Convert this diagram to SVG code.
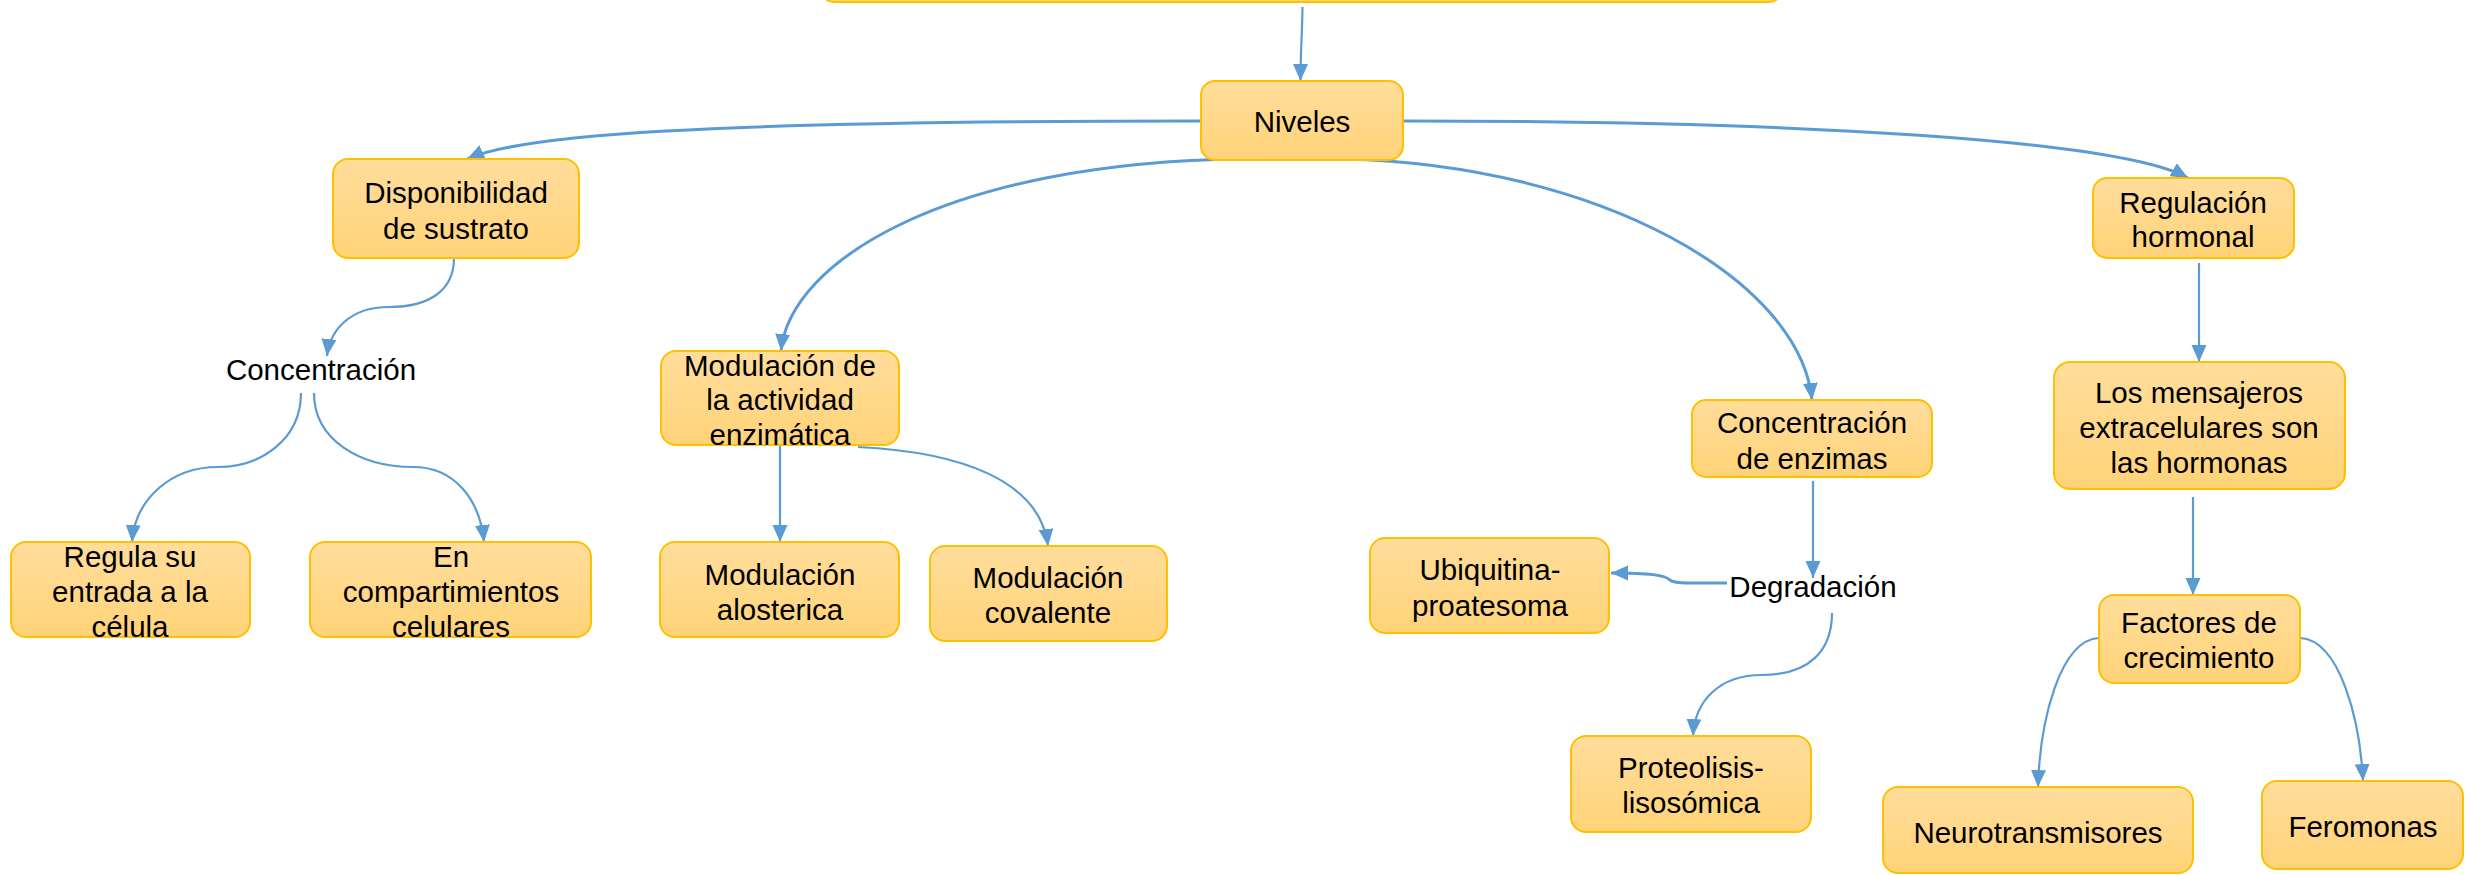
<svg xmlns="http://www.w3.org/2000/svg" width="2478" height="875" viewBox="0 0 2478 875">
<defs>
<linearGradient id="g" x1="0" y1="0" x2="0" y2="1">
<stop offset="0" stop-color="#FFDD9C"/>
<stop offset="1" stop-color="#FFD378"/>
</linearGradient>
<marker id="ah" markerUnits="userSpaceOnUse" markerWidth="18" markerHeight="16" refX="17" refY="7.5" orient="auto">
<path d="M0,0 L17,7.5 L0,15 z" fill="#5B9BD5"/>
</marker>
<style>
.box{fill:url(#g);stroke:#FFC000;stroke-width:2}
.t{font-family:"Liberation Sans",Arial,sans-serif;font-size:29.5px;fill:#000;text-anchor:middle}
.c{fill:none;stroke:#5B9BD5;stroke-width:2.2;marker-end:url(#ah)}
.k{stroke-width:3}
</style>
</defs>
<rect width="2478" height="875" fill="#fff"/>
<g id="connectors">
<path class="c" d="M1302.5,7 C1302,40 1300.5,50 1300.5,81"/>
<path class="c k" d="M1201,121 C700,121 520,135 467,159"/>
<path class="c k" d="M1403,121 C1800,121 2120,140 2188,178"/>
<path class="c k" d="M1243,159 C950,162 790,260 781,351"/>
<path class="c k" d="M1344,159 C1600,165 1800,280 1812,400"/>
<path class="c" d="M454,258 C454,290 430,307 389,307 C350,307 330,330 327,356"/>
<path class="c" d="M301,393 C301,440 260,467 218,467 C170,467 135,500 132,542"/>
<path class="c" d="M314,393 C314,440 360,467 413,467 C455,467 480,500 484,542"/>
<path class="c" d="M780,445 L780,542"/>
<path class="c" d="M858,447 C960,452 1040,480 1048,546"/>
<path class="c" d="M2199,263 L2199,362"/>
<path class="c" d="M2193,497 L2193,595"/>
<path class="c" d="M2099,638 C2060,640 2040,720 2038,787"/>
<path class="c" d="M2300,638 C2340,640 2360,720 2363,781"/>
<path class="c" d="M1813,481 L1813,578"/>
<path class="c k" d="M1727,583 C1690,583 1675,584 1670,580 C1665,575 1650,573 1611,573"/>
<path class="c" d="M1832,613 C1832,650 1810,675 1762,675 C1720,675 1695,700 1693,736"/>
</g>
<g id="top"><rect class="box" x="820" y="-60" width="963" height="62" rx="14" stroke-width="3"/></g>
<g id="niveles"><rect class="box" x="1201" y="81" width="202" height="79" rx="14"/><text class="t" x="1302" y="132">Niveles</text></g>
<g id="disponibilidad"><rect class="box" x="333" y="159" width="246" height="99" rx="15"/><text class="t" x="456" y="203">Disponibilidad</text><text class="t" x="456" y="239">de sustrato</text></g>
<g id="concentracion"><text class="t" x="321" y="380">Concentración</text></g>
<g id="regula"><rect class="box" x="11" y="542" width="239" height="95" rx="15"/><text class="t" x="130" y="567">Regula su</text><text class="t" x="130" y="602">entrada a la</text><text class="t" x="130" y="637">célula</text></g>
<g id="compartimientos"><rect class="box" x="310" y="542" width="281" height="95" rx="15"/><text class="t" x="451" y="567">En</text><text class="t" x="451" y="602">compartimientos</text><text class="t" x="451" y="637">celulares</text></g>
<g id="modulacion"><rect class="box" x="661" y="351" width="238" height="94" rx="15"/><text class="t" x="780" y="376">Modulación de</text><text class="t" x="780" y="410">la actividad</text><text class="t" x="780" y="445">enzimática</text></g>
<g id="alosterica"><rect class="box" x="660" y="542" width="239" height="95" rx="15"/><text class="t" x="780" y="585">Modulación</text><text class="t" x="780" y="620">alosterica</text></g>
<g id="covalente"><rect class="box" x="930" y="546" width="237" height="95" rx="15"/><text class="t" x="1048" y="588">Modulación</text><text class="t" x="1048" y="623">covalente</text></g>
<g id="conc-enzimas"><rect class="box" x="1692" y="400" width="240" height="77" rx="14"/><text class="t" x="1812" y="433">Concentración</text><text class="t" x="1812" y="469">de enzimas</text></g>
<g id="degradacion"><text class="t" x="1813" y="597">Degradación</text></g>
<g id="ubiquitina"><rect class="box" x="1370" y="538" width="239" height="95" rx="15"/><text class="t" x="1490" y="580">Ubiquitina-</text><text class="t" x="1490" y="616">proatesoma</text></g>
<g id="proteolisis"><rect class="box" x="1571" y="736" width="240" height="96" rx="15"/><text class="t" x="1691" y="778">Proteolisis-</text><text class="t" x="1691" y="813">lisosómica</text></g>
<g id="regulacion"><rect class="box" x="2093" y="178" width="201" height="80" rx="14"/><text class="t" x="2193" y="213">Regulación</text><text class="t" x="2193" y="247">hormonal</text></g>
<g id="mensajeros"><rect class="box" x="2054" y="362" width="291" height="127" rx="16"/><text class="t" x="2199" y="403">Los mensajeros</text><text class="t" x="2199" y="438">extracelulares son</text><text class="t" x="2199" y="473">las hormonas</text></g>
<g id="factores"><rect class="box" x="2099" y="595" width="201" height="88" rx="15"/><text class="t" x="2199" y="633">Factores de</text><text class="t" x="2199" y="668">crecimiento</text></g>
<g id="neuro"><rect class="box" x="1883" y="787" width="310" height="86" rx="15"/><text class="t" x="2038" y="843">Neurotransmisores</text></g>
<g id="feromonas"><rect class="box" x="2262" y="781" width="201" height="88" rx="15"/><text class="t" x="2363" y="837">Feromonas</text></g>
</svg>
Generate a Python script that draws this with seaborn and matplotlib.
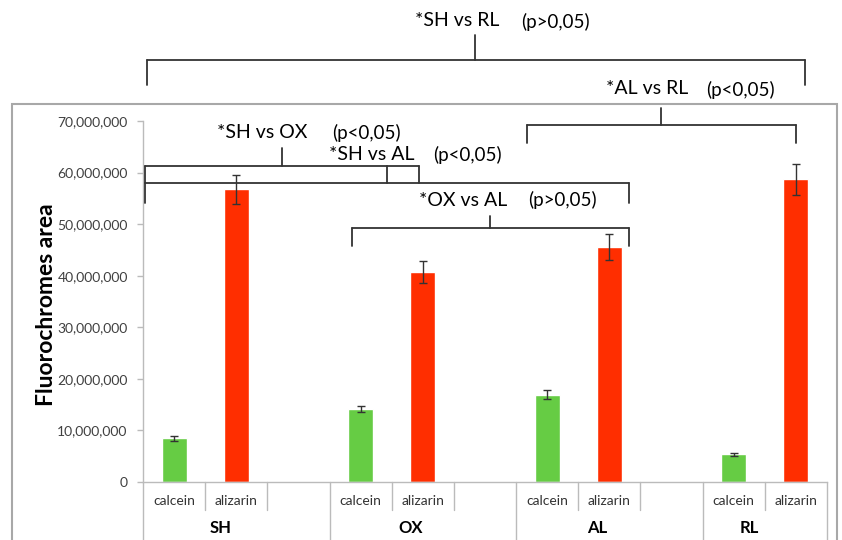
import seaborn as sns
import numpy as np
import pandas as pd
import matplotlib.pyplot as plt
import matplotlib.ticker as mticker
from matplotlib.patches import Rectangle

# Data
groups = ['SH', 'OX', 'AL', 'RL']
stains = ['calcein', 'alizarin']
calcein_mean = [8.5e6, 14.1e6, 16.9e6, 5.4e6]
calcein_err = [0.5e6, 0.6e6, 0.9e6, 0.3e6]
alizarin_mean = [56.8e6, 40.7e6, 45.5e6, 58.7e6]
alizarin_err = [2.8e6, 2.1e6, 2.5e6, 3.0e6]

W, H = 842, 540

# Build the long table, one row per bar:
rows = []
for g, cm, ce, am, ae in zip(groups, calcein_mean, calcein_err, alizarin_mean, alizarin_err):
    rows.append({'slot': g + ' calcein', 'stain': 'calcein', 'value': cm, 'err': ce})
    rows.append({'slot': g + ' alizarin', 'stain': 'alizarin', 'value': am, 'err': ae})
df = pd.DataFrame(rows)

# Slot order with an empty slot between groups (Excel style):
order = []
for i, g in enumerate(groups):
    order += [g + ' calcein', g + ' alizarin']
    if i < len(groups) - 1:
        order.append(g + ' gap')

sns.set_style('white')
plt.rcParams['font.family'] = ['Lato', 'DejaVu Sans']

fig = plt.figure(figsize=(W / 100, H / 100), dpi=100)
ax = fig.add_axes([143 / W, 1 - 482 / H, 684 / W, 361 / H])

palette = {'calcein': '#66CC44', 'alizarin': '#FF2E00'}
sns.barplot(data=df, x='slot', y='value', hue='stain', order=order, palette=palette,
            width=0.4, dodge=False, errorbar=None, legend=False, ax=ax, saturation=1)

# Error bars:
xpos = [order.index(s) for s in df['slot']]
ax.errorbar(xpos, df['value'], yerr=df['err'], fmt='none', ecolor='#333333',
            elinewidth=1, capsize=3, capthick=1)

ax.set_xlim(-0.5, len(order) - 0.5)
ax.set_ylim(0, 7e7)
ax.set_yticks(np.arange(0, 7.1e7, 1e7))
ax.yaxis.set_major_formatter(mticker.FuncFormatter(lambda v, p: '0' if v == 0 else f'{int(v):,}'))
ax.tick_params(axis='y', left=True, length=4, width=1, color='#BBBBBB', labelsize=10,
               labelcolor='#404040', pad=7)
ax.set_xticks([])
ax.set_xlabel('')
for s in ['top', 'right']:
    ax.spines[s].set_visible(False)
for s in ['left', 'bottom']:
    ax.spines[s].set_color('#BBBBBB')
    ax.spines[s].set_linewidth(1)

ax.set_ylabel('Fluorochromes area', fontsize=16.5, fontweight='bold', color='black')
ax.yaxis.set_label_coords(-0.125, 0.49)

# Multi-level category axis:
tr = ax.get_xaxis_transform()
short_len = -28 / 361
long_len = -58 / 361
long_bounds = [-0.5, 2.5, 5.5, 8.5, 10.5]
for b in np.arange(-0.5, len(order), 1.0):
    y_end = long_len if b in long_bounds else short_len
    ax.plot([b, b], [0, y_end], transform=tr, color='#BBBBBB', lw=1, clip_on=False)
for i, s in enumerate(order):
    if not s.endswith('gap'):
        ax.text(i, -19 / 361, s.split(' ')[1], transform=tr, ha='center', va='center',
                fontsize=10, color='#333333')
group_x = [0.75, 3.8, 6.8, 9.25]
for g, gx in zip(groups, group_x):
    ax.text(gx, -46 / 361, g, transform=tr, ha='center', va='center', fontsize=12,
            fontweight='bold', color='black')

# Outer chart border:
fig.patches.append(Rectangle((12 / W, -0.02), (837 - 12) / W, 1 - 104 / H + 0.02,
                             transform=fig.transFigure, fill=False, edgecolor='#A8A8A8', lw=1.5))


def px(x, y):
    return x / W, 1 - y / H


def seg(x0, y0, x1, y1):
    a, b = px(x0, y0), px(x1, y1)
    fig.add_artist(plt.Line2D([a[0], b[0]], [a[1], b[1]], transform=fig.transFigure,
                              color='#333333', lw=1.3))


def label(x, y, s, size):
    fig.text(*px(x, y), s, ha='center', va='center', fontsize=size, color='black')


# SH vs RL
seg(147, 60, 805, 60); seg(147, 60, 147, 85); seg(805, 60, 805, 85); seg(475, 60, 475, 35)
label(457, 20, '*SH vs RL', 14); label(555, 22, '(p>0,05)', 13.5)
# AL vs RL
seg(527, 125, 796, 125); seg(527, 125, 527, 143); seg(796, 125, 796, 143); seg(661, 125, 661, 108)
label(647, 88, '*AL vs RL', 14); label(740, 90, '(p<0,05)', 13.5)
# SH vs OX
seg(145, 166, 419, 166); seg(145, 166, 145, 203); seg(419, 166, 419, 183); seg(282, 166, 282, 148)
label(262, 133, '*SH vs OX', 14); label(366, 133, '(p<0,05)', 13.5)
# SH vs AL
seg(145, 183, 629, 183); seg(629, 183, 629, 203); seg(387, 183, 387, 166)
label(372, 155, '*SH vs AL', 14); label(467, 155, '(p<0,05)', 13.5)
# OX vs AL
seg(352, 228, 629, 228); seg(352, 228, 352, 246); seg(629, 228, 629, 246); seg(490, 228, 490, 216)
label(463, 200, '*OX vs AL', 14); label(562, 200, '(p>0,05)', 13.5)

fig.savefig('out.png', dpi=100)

┄┄┄┄┄┄┄┄┄┄┄┄┄┄┄┄┄┄┄┄

Exercise task: Single out each line of the records above with the string "matplotlib" in it, and copy it.

Solution for this task:
Generate a Python script that draws this with seaborn and matplotlib.
import matplotlib.pyplot as plt
import matplotlib.ticker as mticker
from matplotlib.patches import Rectangle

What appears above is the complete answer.